Opinión
Jorge Gómez Barata (especial para ARGENPRESS.info)
Del mismo modo que los obreros sólo disponen de su fuerza de trabajo que cambian por el salario, los científicos, artistas y escritores cuentan con su talento y su capacidad para innovar y crear. Proteger la propiedad intelectual y retribuirla adecuadamente es de elemental justicia.
Durante siglos los artistas, intelectuales e inventores lucharon porque se reconocieran y se protegieran sus derechos, sin lograr resultados sustantivos, situación que cambió al entrar a la palestra las grandes empresas editoriales y las transnacionales que hicieron aprobar leyes para la protección de los originales adquiridos por ellas y las creaciones de sus empleados.
En la medida en que la ciencia se transformó en una fuerza productiva y la asistencia médica se generalizó, la producción de medicamentos se transformó en una lucrativa rama de la economía, realizada por empresas privadas que preservan sus intereses mediante las patentes y el monopolio de las fórmulas y los fármacos.
El problema se ha complicado extraordinariamente debido al impetuoso avance de la ingeniería genética y la biotecnología, convertidas ya en industrias que ofertan millones de productos, entre ellas los medicamentos de última generación, las semillas y los organismos genéticamente modificados que, entre otras cosas, debieran contribuir a la erradicación del hambre y a la cura de terribles enfermedades.
La influencia de los países ricos, donde radican los grandes centros de investigaciones en ingeniería genética y biotecnología y los intereses de las transnacionales de la industria biotecnológica, química y farmacéutica, lograron que la Organización Mundial de Comercio adoptara rígidas normas respecto a la protección de la propiedad intelectual, que también sirven para amparar el despojo de la biodiversidad de los países pobres y preservar el monopolio de las grandes empresas.
Como quiera que la producción de medicamentos y organismos transgénicos se realiza en las naciones ricas, sus precios son extremadamente caros y prohibitivos para los países pobres, que es donde más enfermedades y hambre se padece.
Ateniéndonos exclusivamente a la ficha de costo, producir una aspirina en Baviera o California, respaldada por una marca comercial y elaborada por bien pagados obreros, asumiendo los costos de energía, agua, seguros y otros conceptos de aquellos entornos, resulta diez veces más caro que fabricarla en Sudáfrica, Cuba u otro país del Tercer Mundo.
Ocurre sin embargo que los países pobres, con voluntad política para implementar programas de salud y asumir por su cuenta la producción de medicamentos, se ven imposibilitados de hacerlo debido a altísimos costos de las patentes.
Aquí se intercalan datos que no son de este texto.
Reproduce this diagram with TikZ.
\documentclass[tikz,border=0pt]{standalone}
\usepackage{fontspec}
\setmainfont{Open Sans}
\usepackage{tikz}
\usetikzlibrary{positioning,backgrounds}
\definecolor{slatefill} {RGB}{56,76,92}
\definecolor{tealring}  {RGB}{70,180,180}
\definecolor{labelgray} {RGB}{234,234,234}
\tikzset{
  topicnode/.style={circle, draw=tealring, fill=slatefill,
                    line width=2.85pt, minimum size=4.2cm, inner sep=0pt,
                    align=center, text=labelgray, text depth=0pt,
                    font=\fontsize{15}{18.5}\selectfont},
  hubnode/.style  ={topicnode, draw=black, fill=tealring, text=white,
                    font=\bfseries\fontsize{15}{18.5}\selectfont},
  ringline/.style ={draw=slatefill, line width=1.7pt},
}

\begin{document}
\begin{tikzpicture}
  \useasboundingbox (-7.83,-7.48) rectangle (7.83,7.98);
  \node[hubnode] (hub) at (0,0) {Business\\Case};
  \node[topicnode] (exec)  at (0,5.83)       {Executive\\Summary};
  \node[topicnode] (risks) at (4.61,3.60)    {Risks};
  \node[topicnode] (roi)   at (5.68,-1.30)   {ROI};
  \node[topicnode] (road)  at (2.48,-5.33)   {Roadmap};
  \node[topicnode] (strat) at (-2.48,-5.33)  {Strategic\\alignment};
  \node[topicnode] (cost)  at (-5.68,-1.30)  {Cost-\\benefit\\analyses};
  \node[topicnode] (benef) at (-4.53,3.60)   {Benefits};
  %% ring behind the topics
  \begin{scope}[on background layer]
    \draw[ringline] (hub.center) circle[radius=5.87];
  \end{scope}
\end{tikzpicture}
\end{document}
Debido a que las firmas trasnacionales procuran maximizar sus ganancias, no suelen ceder las licencias de producción a otros países que automáticamente dejarán de ser clientes y se convertirán en potenciales competidores.
Un tratamiento para enfermos de VIH/SIDA ofertado por una empresa transnacional cuesta alrededor de 12 000 dólares al año, mientras que el mismo protocolo, elaborado en la India, como genérico, no llega a 150 dólares.
Es cierto que gracias a la resuelta posición de países como Brasil y la India se logró que la OMC permitiera a ciertos países producir los compuestos retrovirales para el tratamiento del SIDA, el problema es que no se trata sólo de SIDA sino de todas las enfermedades y epidemias y de la lucha contra el hambre y las plagas.
Los países tropicales, los más pobres y subdesarrollados tienen las peores condiciones para cosechar los granos, cereales y pastos para la alimentación humana y la cría de ganado y aves, no sólo por su atraso tecnológico sino por imponderables climáticos.
La esperanza de derrotar al hambre en el Tercer Mundo, especialmente en Africa, pasa por la introducción de procedimientos de ingeniería genética y biotecnología para crear variedades de trigo, maíz y soja y de otros cultivos, adaptadas a los climas tropicales, resistentes a las plagas y altamente productivos.
El absurdo se comprende mejor cuando se sabe que no existe una sola firma transnacional interesada en producir semillas genéticamente modificadas para cultivos sostenibles y que puedan ser manejados por campesinos pobres y pequeños agricultores, que no disponen de recursos para costosos pesticidas y fertilizantes. Existe el peligro de que la “Revolución Verde” impulsada para luchar contra el hambre se convirtiera en un obstáculo para combatirla.